--- BEGIN EXTRACTED MATERIAL ---
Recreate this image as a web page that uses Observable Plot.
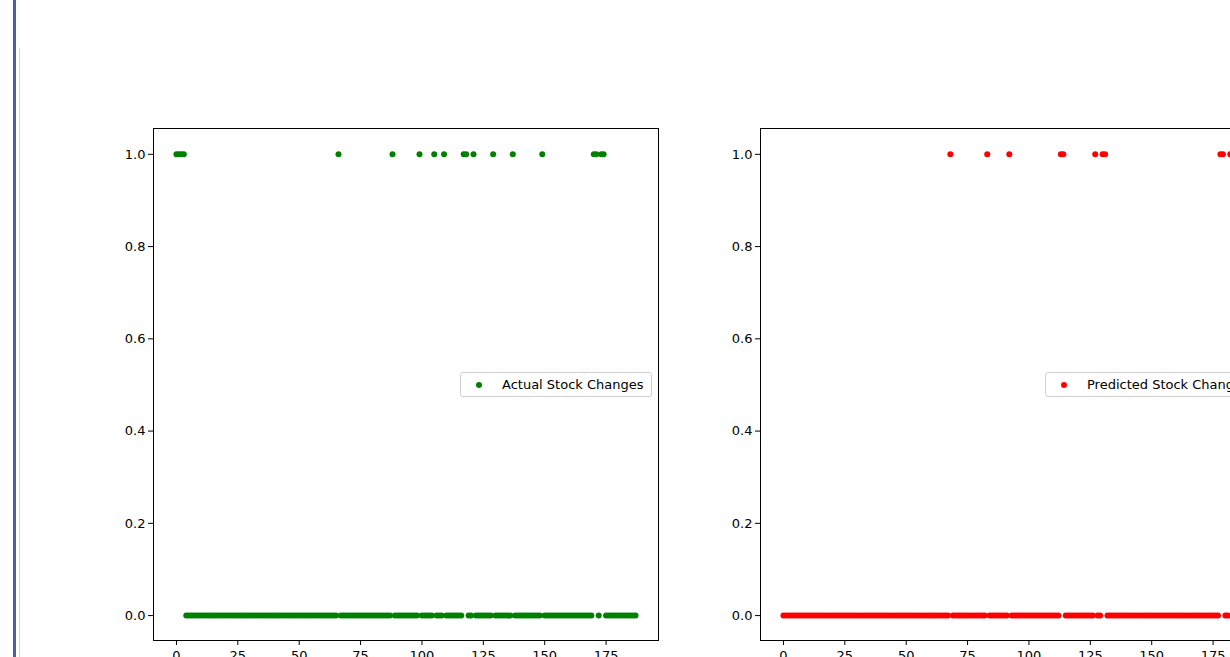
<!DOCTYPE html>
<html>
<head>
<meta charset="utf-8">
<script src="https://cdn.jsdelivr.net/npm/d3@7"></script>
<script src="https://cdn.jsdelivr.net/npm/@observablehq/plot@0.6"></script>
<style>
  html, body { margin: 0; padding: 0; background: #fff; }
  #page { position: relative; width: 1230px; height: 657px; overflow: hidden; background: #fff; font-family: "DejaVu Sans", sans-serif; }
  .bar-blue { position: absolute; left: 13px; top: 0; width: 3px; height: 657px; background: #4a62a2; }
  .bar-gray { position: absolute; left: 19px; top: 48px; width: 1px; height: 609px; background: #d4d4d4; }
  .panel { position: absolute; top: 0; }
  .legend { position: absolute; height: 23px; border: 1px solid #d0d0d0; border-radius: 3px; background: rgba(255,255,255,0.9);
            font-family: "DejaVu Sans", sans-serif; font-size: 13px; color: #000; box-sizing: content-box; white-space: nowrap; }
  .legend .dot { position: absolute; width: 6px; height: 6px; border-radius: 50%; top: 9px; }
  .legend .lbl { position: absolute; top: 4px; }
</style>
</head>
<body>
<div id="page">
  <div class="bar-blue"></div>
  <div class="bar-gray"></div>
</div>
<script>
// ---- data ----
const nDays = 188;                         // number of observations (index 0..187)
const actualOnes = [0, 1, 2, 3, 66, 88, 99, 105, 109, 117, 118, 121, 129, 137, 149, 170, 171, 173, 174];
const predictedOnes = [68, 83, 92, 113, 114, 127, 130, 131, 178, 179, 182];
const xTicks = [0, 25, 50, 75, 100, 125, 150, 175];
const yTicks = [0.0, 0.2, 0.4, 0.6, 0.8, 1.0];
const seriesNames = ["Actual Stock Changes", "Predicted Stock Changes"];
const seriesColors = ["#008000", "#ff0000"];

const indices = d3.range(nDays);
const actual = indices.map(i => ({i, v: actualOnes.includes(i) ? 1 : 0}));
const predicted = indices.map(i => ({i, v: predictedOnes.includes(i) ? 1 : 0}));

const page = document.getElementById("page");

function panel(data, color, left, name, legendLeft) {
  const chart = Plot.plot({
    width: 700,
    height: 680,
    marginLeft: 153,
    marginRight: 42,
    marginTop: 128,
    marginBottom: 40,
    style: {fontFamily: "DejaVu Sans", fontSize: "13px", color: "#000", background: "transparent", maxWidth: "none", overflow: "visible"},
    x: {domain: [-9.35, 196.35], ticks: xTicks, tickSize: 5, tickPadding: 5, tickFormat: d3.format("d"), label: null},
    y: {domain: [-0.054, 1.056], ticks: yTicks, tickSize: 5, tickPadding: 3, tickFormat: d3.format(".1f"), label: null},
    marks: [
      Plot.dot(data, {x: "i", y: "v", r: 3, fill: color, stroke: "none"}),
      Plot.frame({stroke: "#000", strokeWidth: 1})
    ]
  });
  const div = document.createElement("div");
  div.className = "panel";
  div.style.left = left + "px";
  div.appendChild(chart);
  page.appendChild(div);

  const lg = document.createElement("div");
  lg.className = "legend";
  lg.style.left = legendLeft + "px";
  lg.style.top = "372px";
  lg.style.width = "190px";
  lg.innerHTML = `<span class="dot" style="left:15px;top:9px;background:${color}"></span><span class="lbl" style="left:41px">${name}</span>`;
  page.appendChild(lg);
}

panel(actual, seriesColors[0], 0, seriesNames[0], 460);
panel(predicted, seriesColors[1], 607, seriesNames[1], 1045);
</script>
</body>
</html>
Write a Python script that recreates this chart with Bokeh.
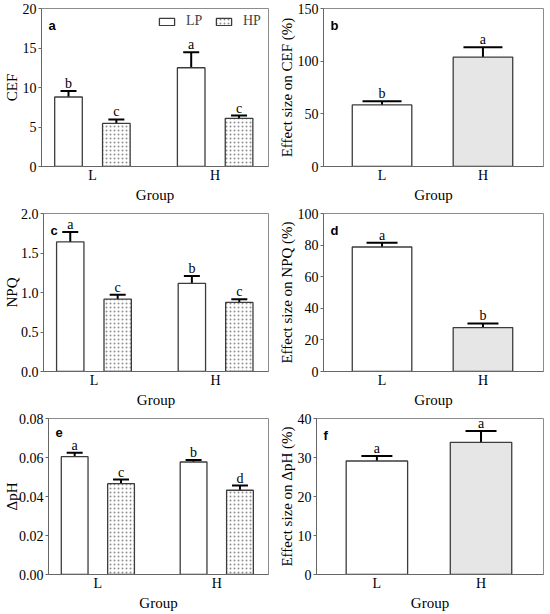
--- END EXTRACTED MATERIAL ---
EXERCISE OBJECTIVE: Make an exact copy of every record, pictures excluded.

THE RESPONSE:
Recreate this image as a web page that uses Observable Plot.
<!DOCTYPE html>
<html>
<head>
<meta charset="utf-8">
<script src="https://cdn.jsdelivr.net/npm/d3@7"></script>
<script src="https://cdn.jsdelivr.net/npm/@observablehq/plot@0.6"></script>
<style>
  html, body { margin: 0; padding: 0; background: #fff; }
  #page { position: relative; width: 1230px; height: 657px; overflow: hidden; background: #fff; font-family: "DejaVu Sans", sans-serif; }
  .bar-blue { position: absolute; left: 13px; top: 0; width: 3px; height: 657px; background: #4a62a2; }
  .bar-gray { position: absolute; left: 19px; top: 48px; width: 1px; height: 609px; background: #d4d4d4; }
  .panel { position: absolute; top: 0; }
  .legend { position: absolute; height: 23px; border: 1px solid #d0d0d0; border-radius: 3px; background: rgba(255,255,255,0.9);
            font-family: "DejaVu Sans", sans-serif; font-size: 13px; color: #000; box-sizing: content-box; white-space: nowrap; }
  .legend .dot { position: absolute; width: 6px; height: 6px; border-radius: 50%; top: 9px; }
  .legend .lbl { position: absolute; top: 4px; }
</style>
</head>
<body>
<div id="page">
  <div class="bar-blue"></div>
  <div class="bar-gray"></div>
</div>
<script>
// ---- data ----
const nDays = 188;                         // number of observations (index 0..187)
const actualOnes = [0, 1, 2, 3, 66, 88, 99, 105, 109, 117, 118, 121, 129, 137, 149, 170, 171, 173, 174];
const predictedOnes = [68, 83, 92, 113, 114, 127, 130, 131, 178, 179, 182];
const xTicks = [0, 25, 50, 75, 100, 125, 150, 175];
const yTicks = [0.0, 0.2, 0.4, 0.6, 0.8, 1.0];
const seriesNames = ["Actual Stock Changes", "Predicted Stock Changes"];
const seriesColors = ["#008000", "#ff0000"];

const indices = d3.range(nDays);
const actual = indices.map(i => ({i, v: actualOnes.includes(i) ? 1 : 0}));
const predicted = indices.map(i => ({i, v: predictedOnes.includes(i) ? 1 : 0}));

const page = document.getElementById("page");

function panel(data, color, left, name, legendLeft) {
  const chart = Plot.plot({
    width: 700,
    height: 680,
    marginLeft: 153,
    marginRight: 42,
    marginTop: 128,
    marginBottom: 40,
    style: {fontFamily: "DejaVu Sans", fontSize: "13px", color: "#000", background: "transparent", maxWidth: "none", overflow: "visible"},
    x: {domain: [-9.35, 196.35], ticks: xTicks, tickSize: 5, tickPadding: 5, tickFormat: d3.format("d"), label: null},
    y: {domain: [-0.054, 1.056], ticks: yTicks, tickSize: 5, tickPadding: 3, tickFormat: d3.format(".1f"), label: null},
    marks: [
      Plot.dot(data, {x: "i", y: "v", r: 3, fill: color, stroke: "none"}),
      Plot.frame({stroke: "#000", strokeWidth: 1})
    ]
  });
  const div = document.createElement("div");
  div.className = "panel";
  div.style.left = left + "px";
  div.appendChild(chart);
  page.appendChild(div);

  const lg = document.createElement("div");
  lg.className = "legend";
  lg.style.left = legendLeft + "px";
  lg.style.top = "372px";
  lg.style.width = "190px";
  lg.innerHTML = `<span class="dot" style="left:15px;top:9px;background:${color}"></span><span class="lbl" style="left:41px">${name}</span>`;
  page.appendChild(lg);
}

panel(actual, seriesColors[0], 0, seriesNames[0], 460);
panel(predicted, seriesColors[1], 607, seriesNames[1], 1045);
</script>
</body>
</html>
Write a Python script that recreates this chart with Bokeh.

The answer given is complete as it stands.